Veco wins a major legal victory against its union leader
In what many legal experts consider a major victory for business owners and management against union leaders, the Supreme Court has issued on July 22, 2015, a very important decision affirming the validity of the Visayan Electric Company's decision to fire its union president some years ago. He was found guilty of causing the publication of what management considered a libelous article that damaged the reputation of VECO owners and tarnished the good name of the power firm. This was in a case entitled VECO Employees Union - ALU-TUCP, et al vs VECO, GR 205575. Whilst this is an unfortunate setback for unionism , to our mind, it is an important triumph for the rule of law.
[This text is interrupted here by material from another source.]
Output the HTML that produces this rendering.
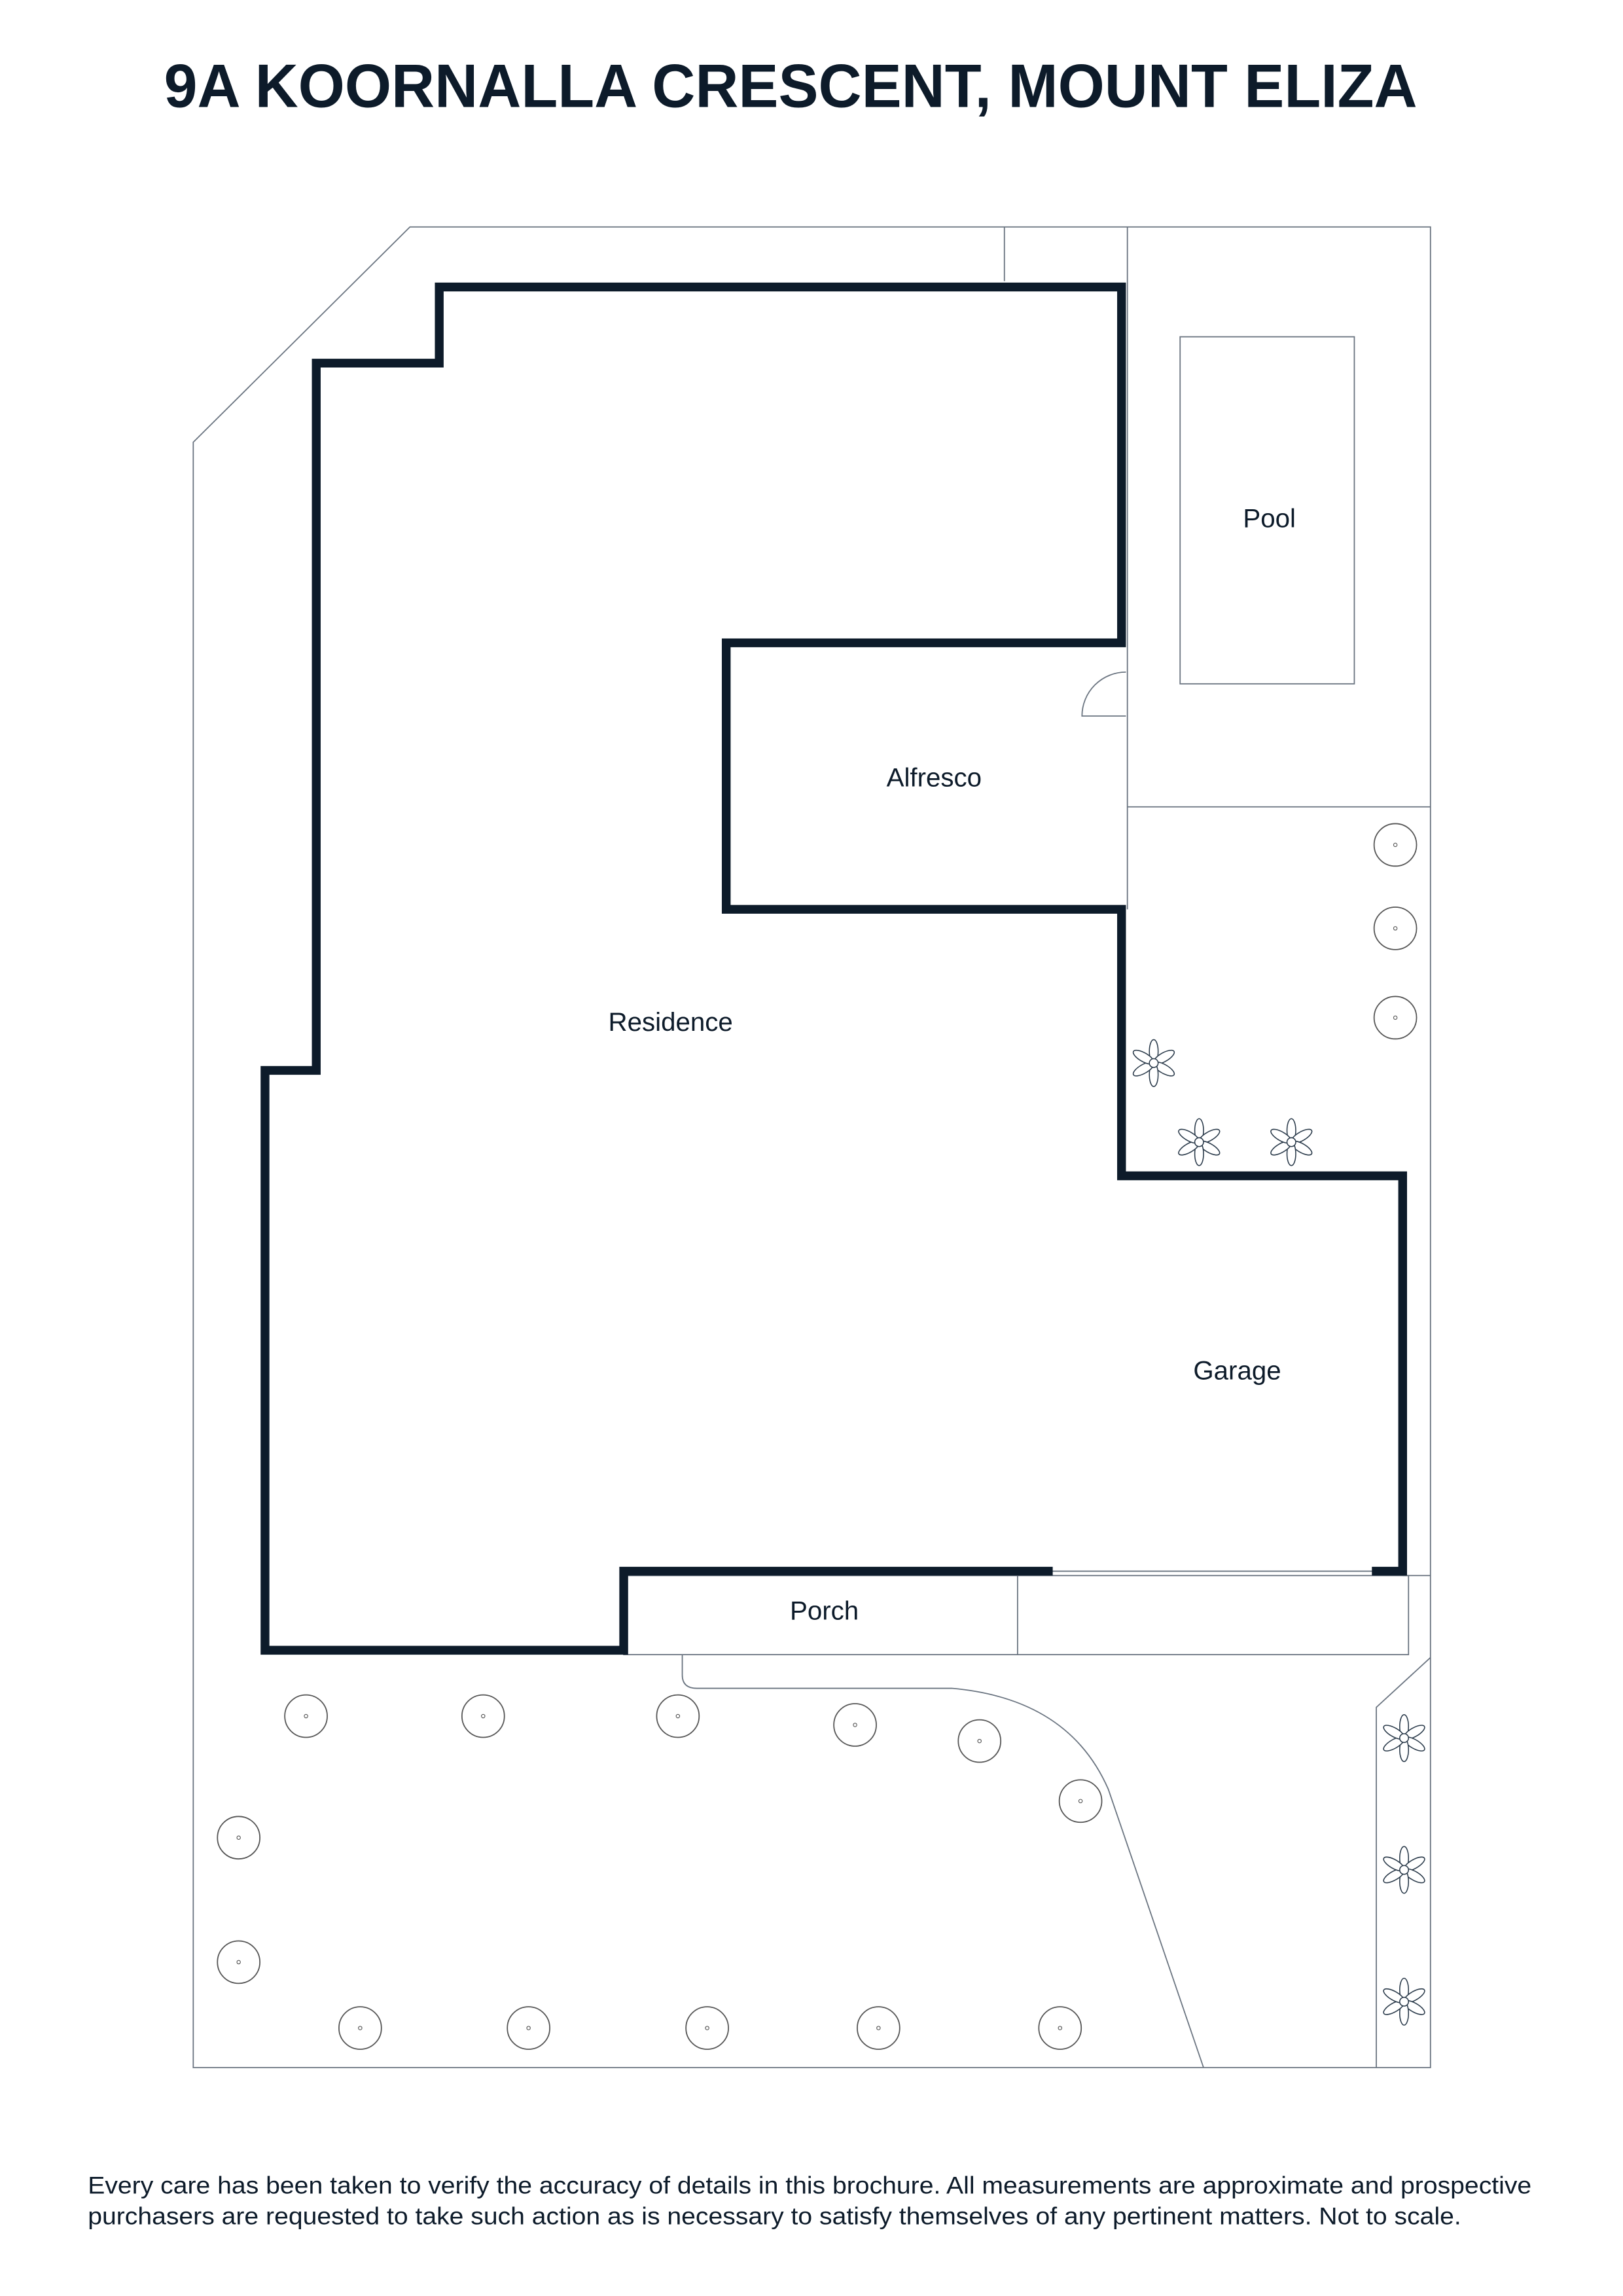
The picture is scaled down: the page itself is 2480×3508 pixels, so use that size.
<!DOCTYPE html>
<html><head><meta charset="utf-8"><style>
html,body{margin:0;padding:0;background:#fff;}
svg{display:block;}
text{font-family:"Liberation Sans",sans-serif;fill:#0d1b2a;}
</style></head><body>
<svg width="2480" height="3508" viewBox="0 0 1108.5 1568" preserveAspectRatio="none" xmlns="http://www.w3.org/2000/svg">
<defs>
<g id="tree"><circle r="14.5" fill="none" stroke="#555" stroke-width="0.8"/><circle r="1.2" fill="none" stroke="#555" stroke-width="0.5"/></g>
<g id="star" fill="#fff" stroke="#2a3a4a" stroke-width="0.7">
<ellipse cx="0" cy="-8" rx="3" ry="8" transform="rotate(0)"/>
<ellipse cx="0" cy="-8" rx="3" ry="8" transform="rotate(60)"/>
<ellipse cx="0" cy="-8" rx="3" ry="8" transform="rotate(120)"/>
<ellipse cx="0" cy="-8" rx="3" ry="8" transform="rotate(180)"/>
<ellipse cx="0" cy="-8" rx="3" ry="8" transform="rotate(240)"/>
<ellipse cx="0" cy="-8" rx="3" ry="8" transform="rotate(300)"/>
<circle r="3"/>
</g>
</defs>
<text x="112" y="73" font-size="42" font-weight="bold" textLength="856" lengthAdjust="spacingAndGlyphs">9A KOORNALLA CRESCENT, MOUNT ELIZA</text>

<g fill="none" stroke="#6a7480" stroke-width="0.8">
<path d="M280 155 H977 V1412 H132 V302 Z"/>
<path d="M686 155 V192"/>
<path d="M770 155 V621"/>
<path d="M770 551 H977"/>
<rect x="806" y="230" width="119" height="237"/>
<path d="M769 459 A30 30 0 0 0 739 489 H769"/>
<rect x="426" y="1076" width="536" height="54"/>
<path d="M695 1076 V1130"/>
<path d="M958 1076 H977"/>
<path d="M716 1073 H940"/>
<path d="M466 1130 V1144 Q466 1153 476 1153 H650 Q730 1160 757 1222 L822 1412"/>
<path d="M940 1412 V1166 L977 1132"/>
</g>

<path d="M940 1073 H958 V803 H766 V621 H496 V439 H766 V196 H300 V248 H216 V731 H181 V1127 H426 V1073 H716" fill="none" stroke="#0d1b2a" stroke-width="6" stroke-linejoin="miter" stroke-linecap="square"/>

<g>
<use href="#tree" x="209" y="1172"/><use href="#tree" x="330" y="1172"/><use href="#tree" x="463" y="1172"/>
<use href="#tree" x="584" y="1178"/><use href="#tree" x="669" y="1189"/><use href="#tree" x="738" y="1230"/>
<use href="#tree" x="163" y="1255"/><use href="#tree" x="163" y="1340"/>
<use href="#tree" x="246" y="1385"/><use href="#tree" x="361" y="1385"/><use href="#tree" x="483" y="1385"/>
<use href="#tree" x="600" y="1385"/><use href="#tree" x="724" y="1385"/>
<use href="#tree" x="953" y="577"/><use href="#tree" x="953" y="634"/><use href="#tree" x="953" y="695"/>
<use href="#star" x="788" y="726"/><use href="#star" x="819" y="780"/><use href="#star" x="882" y="780"/>
<use href="#star" x="959" y="1187"/><use href="#star" x="959" y="1277"/><use href="#star" x="959" y="1367"/>
</g>

<g font-size="18" text-anchor="middle">
<text x="867" y="360">Pool</text>
<text x="638" y="537">Alfresco</text>
<text x="458" y="704">Residence</text>
<text x="845" y="942">Garage</text>
<text x="563" y="1106">Porch</text>
</g>

<g font-size="16.5">
<text x="60" y="1498" textLength="986" lengthAdjust="spacingAndGlyphs">Every care has been taken to verify the accuracy of details in this brochure. All measurements are approximate and prospective</text>
<text x="60" y="1519" textLength="938" lengthAdjust="spacingAndGlyphs">purchasers are requested to take such action as is necessary to satisfy themselves of any pertinent matters. Not to scale.</text>
</g>
</svg>
</body></html>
The records show that VECO dismissed the union president whose identity we have chosen to withhold in order to protect his name and honor. The article that he caused to be published "dishonored and blackened the memory of former corporate officials" and moreover, tended "to incite not just public condemnation of VECO but antagonism and obstruction against rate increases in electricity, that it may be allowed by law, to fix." The company, according to the High Court, has reasonably "lost its trust in him and his ability to perform his task with utmost efficiency and loyalty expected of an employee x x x."
The Supreme Court minced no words in invoking settled jurisprudence, thus : "Settled is the rule that an employer cannot be compelled to retain an employee whose acts are inimical to the interests of the employer. A company has the right to dismiss such employees if only as a measure of self-preservation. Long years of service was not considered as a mitigating, but instead, an aggravating factor, because, as the Court held that "the longer an employee stays in the service of the company, the greater is his responsibility for knowledge and compliance with the norms of conduct and the code of discipline."
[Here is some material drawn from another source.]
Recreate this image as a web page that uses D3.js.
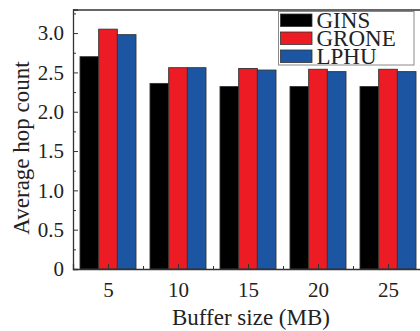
<!DOCTYPE html>
<html>
<head>
<meta charset="utf-8">
<script src="https://cdn.jsdelivr.net/npm/d3@7"></script>
<style>
  body { margin: 0; background: #fff; }
  text { font-family: "Liberation Serif", "Times New Roman", serif; fill: #222; }
</style>
</head>
<body>
<svg id="svg" width="420" height="331"></svg>
<script>
// data
const categories = [5, 10, 15, 20, 25];
const gins = [2.70, 2.36, 2.32, 2.32, 2.32];
const grone = [3.05, 2.56, 2.55, 2.54, 2.54];
const lphu = [2.98, 2.56, 2.53, 2.51, 2.51];
const seriesNames = ["GINS", "GRONE", "LPHU"];
const yTicks = [0, 0.5, 1.0, 1.5, 2.0, 2.5, 3.0];

const COLORS = ["#000000", "#ed1c24", "#1c55a2"];
const AXIS = "#333333";

const svg = d3.select("#svg");

//Plot area
const LEFT = 73, RIGHT = 423, TOP = 10, BOTTOM = 269;

const x = d3.scaleLinear().domain([2.5, 27.5]).range([LEFT, RIGHT]);
const y = d3.scaleLinear().domain([0, 3.3]).range([BOTTOM, TOP - 0.5]);

const series = [gins, grone, lphu];
const groupW = 4;               // data units covered by one group
const barW = groupW / series.length;

//Bars
series.forEach((vals, si) => {
  svg.append("g")
    .selectAll("rect")
    .data(vals)
    .enter().append("rect")
    .attr("x", (v, i) => x(categories[i] - groupW / 2 + si * barW))
    .attr("width", x(barW) - x(0))
    .attr("y", v => y(v))
    .attr("height", v => y(0) - y(v))
    .attr("fill", COLORS[si])
    .attr("stroke", "#333")
    .attr("stroke-width", 0.9);
});

//Frame (top and bottom lines)
svg.append("line")
  .attr("x1", LEFT).attr("x2", 420).attr("y1", TOP).attr("y2", TOP)
  .attr("stroke", AXIS).attr("stroke-width", 1.3);

//Y axis with inward ticks
const yMinor = d3.range(0.25, 3.3, 0.5);
svg.append("g")
  .attr("transform", `translate(${LEFT},0)`)
  .call(d3.axisLeft(y).tickValues(yMinor).tickSize(-3).tickFormat(""))
  .call(g => g.select(".domain").remove())
  .call(g => g.selectAll("line").attr("stroke", AXIS));

svg.append("g")
  .attr("transform", `translate(${LEFT},0)`)
  .call(d3.axisLeft(y).tickValues(yTicks).tickSize(-5).tickPadding(9)
    .tickFormat(d => d === 0 ? "0" : d3.format(".1f")(d)))
  .call(g => g.select(".domain").attr("stroke", AXIS).attr("stroke-width", 1.3))
  .call(g => g.selectAll("line").attr("stroke", AXIS))
  .call(g => g.selectAll("text")
    .attr("font-size", 21).attr("fill", "#222")
    .style("font-family", "'Liberation Serif', serif"));

//X axis
svg.append("g")
  .attr("transform", `translate(0,${BOTTOM})`)
  .call(d3.axisBottom(x).tickValues(categories.map(c => c + 2.5)).tickSize(-3).tickFormat(""))
  .call(g => g.select(".domain").remove())
  .call(g => g.selectAll("line").attr("stroke", AXIS));

svg.append("g")
  .attr("transform", `translate(0,${BOTTOM})`)
  .call(d3.axisBottom(x).tickValues(categories).tickSize(-5).tickPadding(13))
  .call(g => g.select(".domain").attr("stroke", AXIS).attr("stroke-width", 1.3))
  .call(g => g.selectAll("line").attr("stroke", AXIS))
  .call(g => g.selectAll("text")
    .attr("font-size", 21).attr("fill", "#222")
    .style("font-family", "'Liberation Serif', serif"));

//Axis titles
svg.append("text")
  .attr("x", 251).attr("y", 325)
  .attr("text-anchor", "middle")
  .attr("font-size", 23)
  .text("Buffer size (MB)");

svg.append("text")
  .attr("transform", "translate(29,148) rotate(-90)")
  .attr("text-anchor", "middle")
  .attr("font-size", 23)
  .text("Average hop count");

//Legend
const legend = svg.append("g");
legend.append("rect")
  .attr("x", 278.5).attr("y", 11.5).attr("width", 135.5).attr("height", 53.5)
  .attr("fill", "#fff").attr("stroke", "#888").attr("stroke-width", 1);

seriesNames.forEach((name, i) => {
  legend.append("rect")
    .attr("x", 280.5).attr("y", 14 + i * 18).attr("width", 31.5).attr("height", 12.5)
    .attr("fill", COLORS[i]).attr("stroke", "#333").attr("stroke-width", 0.8);
  legend.append("text")
    .attr("x", 316.5).attr("y", 28 + i * 18)
    .attr("font-size", 23)
    .text(name);
});
</script>
</body>
</html>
The highest court of the land in this case of VECO held: "While it is the State's responsibility to afford protection to labor, this policy should not be used as an instrument to oppress management and capital." The Court cautioned arbiters and NLRC commissioners that "in resolving disputes between labor and capital, fairness and justice should always prevail. Social justice does not mandate that every dispute should automatically be decided in favor of labor." We are always reminded that what should prevail is the paramount rule of law.
The Supreme Court ended its ruling by stressing that: "Justice is to be granted to the deserving and dispensed in the light of the established facts and applicable law and doctrine." While many of my opinions are pro-labor, this writer having come from, and still belongs to the working class, it is our sworn duty as a member of the bar to remind all employees, especially union leaders, that the rights of labor do not include freedom to malign, besmirch or defame the good names of businessmen. Labor and capital can debate and argue decently and honorably but not below the belt.
Your right to swing your arms ends where my nose begins. Unions and their leaders cannot invoke freedom of expression as a license to destroy the reputation of their employers. They can agree and disagree but not to hit each other in disagreeable ways. This case should serve as a warning to all union leaders, and even to management as well. The law may be harsh but it is the law.